» **STATED PROBLEM**
Look below and pull out each line with the word "matplotlib".

» **COLLECTED MATERIAL**
════

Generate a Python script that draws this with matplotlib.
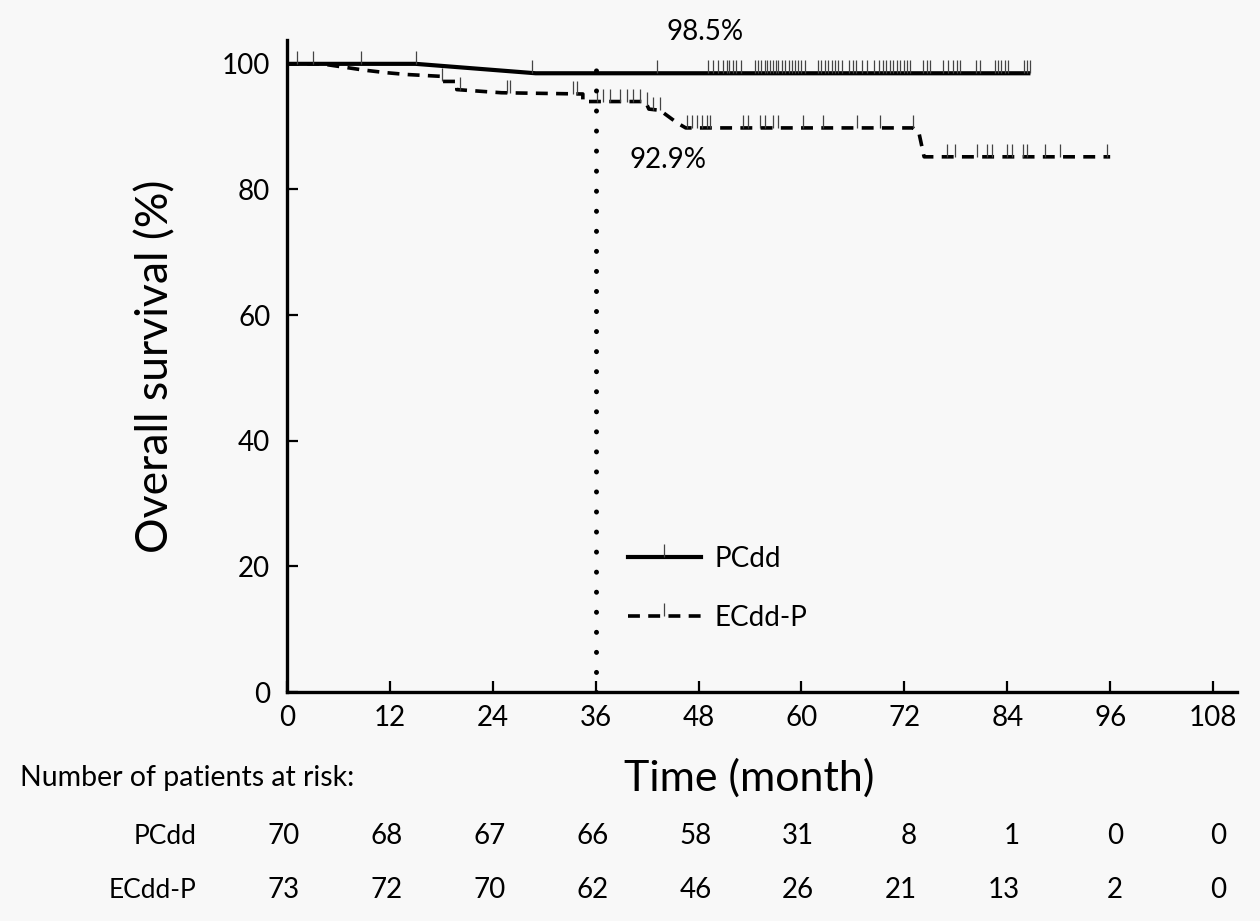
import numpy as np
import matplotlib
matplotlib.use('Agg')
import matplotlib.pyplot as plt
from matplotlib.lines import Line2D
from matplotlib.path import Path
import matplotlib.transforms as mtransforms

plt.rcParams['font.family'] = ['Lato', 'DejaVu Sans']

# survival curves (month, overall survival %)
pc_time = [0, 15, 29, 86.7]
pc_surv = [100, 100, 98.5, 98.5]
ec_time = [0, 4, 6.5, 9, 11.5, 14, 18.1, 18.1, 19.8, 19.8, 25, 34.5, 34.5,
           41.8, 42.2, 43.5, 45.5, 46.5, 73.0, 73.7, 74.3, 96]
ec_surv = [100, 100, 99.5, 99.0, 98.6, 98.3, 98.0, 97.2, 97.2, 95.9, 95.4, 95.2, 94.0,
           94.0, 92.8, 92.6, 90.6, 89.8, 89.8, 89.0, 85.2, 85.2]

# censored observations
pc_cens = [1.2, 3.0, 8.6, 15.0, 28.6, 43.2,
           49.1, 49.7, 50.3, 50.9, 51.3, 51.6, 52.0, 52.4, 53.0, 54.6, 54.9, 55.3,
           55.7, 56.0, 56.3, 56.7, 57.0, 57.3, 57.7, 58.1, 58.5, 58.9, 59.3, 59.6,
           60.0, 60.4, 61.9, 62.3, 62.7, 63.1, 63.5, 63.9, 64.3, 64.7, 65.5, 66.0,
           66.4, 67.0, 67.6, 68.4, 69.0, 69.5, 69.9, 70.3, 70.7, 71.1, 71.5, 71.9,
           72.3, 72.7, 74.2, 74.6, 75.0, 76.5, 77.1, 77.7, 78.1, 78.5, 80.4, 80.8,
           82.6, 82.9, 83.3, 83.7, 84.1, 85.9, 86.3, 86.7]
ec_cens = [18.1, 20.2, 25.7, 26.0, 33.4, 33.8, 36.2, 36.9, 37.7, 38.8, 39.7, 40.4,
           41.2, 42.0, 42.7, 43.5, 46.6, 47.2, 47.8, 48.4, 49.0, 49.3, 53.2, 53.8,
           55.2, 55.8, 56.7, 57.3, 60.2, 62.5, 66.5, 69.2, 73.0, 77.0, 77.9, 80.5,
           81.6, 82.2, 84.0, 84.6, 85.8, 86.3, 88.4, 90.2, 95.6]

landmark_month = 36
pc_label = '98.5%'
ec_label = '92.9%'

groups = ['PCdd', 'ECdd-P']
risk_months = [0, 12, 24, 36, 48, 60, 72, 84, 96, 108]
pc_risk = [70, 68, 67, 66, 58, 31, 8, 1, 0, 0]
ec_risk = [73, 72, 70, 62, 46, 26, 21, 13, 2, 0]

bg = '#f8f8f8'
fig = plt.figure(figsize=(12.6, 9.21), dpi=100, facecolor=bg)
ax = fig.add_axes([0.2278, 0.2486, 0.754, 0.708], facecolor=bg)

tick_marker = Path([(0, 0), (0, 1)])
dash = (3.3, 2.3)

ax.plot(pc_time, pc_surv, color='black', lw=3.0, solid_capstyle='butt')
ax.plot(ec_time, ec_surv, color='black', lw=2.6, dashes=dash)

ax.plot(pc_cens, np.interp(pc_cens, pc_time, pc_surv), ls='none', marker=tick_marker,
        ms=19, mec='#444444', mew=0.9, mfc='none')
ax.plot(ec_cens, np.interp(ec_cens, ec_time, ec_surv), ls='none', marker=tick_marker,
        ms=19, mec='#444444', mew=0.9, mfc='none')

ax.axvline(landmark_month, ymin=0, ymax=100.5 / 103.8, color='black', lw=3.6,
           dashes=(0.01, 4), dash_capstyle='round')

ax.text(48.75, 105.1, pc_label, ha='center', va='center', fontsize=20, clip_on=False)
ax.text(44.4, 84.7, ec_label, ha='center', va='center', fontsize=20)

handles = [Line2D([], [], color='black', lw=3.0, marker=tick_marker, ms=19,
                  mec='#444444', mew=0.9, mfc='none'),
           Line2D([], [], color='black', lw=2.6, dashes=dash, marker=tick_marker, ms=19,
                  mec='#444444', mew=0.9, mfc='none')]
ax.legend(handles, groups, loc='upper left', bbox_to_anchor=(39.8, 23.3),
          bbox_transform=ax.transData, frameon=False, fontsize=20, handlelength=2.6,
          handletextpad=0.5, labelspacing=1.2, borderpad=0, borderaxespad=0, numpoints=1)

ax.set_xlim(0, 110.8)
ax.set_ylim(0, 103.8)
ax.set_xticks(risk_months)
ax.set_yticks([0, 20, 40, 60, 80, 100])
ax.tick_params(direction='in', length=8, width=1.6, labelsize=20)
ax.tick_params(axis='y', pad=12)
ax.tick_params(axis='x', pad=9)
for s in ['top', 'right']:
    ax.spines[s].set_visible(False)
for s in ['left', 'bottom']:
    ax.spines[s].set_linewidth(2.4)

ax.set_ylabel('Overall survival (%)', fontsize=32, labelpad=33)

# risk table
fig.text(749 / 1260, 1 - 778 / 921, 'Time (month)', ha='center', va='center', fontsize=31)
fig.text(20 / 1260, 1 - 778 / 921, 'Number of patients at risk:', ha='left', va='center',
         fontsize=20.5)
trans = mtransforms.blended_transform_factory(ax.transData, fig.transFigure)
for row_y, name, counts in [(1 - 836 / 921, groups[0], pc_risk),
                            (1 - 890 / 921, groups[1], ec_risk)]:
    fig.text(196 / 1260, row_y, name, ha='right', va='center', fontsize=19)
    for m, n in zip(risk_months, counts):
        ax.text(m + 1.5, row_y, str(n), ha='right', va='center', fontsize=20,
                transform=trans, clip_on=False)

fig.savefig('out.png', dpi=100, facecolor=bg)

════

» **RESPONSE FOR THIS EXERCISE**
Generate a Python script that draws this with matplotlib.
import matplotlib
matplotlib.use('Agg')
import matplotlib.pyplot as plt
from matplotlib.lines import Line2D
from matplotlib.path import Path
import matplotlib.transforms as mtransforms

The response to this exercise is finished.